The conversion funnel

Search marketing and advertising companies aren’t the only players taking a new look at their role in conversion. Web design and development companies have long been focused on page improvements that enhance conversion. The difference now is that they are also cranking what happens off the page, in the search arena, into their counsel on how to do it.

“If you think of the top, wide end of the conversion funnel as awareness and the bottom end as converting someone to buy something, we’ve usually been focused on the lower two-thirds of the funnel,” says David Fry, CEO of web design and development firm Fry Inc. “That’s making the site a better experience, giving people the shopping tools, and reducing the friction in the shopping and buying process.”

But lately, Fry says, the company is doing more work in the top third of the funnel, where the drivers aren’t so much shopping tools as they are web advertising and marketing efforts such as search engine marketing and search optimization. While it doesn’t at present execute keyword buys for clients, leaving that to companies such as DoubleClick whose ad buys are scaled to get better deals, Fry now works with its clients to do analysis of what types of search terms are used at Google, for example, and how that relates to the products their companies are offering.

While Fry says search marketing’s function of making people interested in a company and traditional conversion enhancement’s task of reducing friction in the transaction require separate skills, the two are blending. “If you are driving someone to your site off a search engine, you have to make design changes accordingly,” he says.

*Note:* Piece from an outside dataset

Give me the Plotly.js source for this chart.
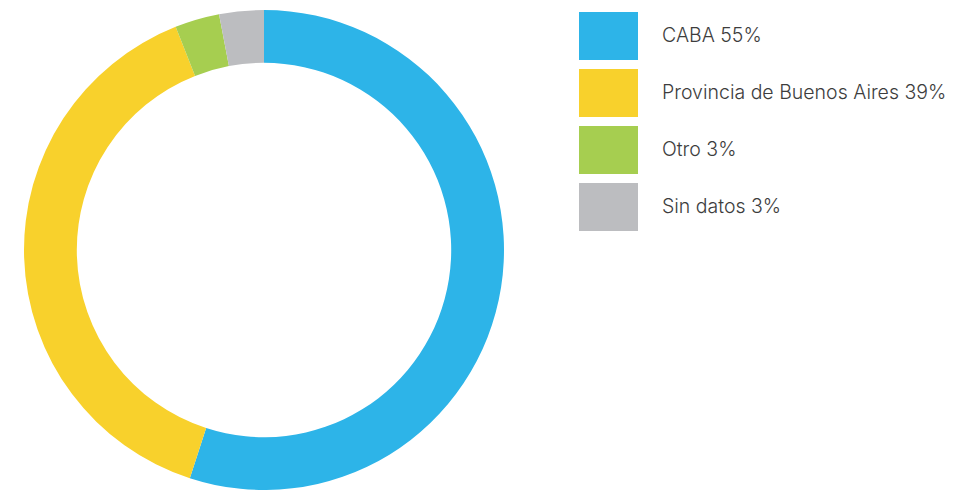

To enhance conversions for its clients, Fry Inc. works with scenario design based on hypotheses about the needs of different users, focusing on the needs of three to five specific groups, followed by tests of whether different designs allowed users in each group to accomplish their goals on a site. “Most of our web sites have multiple audiences because most companies do,” says Fry.

Good for all

What’s good for retail clients is good for search engines and search engine marketing companies as well. “Once you help people fix the conversion problem, they can afford to spend more on marketing,” Carlson says.

Given that, the industry will likely start seeing more—and even more sophisticated—efforts in the arena of conversion enhancement by search marketing companies, web design companies, technology developers and others whose own success is tied to the success of e-marketers they serve.

“Anybody who is in direct marketing knows how accountable their budget it,” says Jupiter Research Inc. analyst Patti Freeman Evans. “So in order to justify or optimize your budget you need to know how it’s performing. With companies driving their capability to track marketing initiatives through to conversion, it gives marketers a very powerful tool.”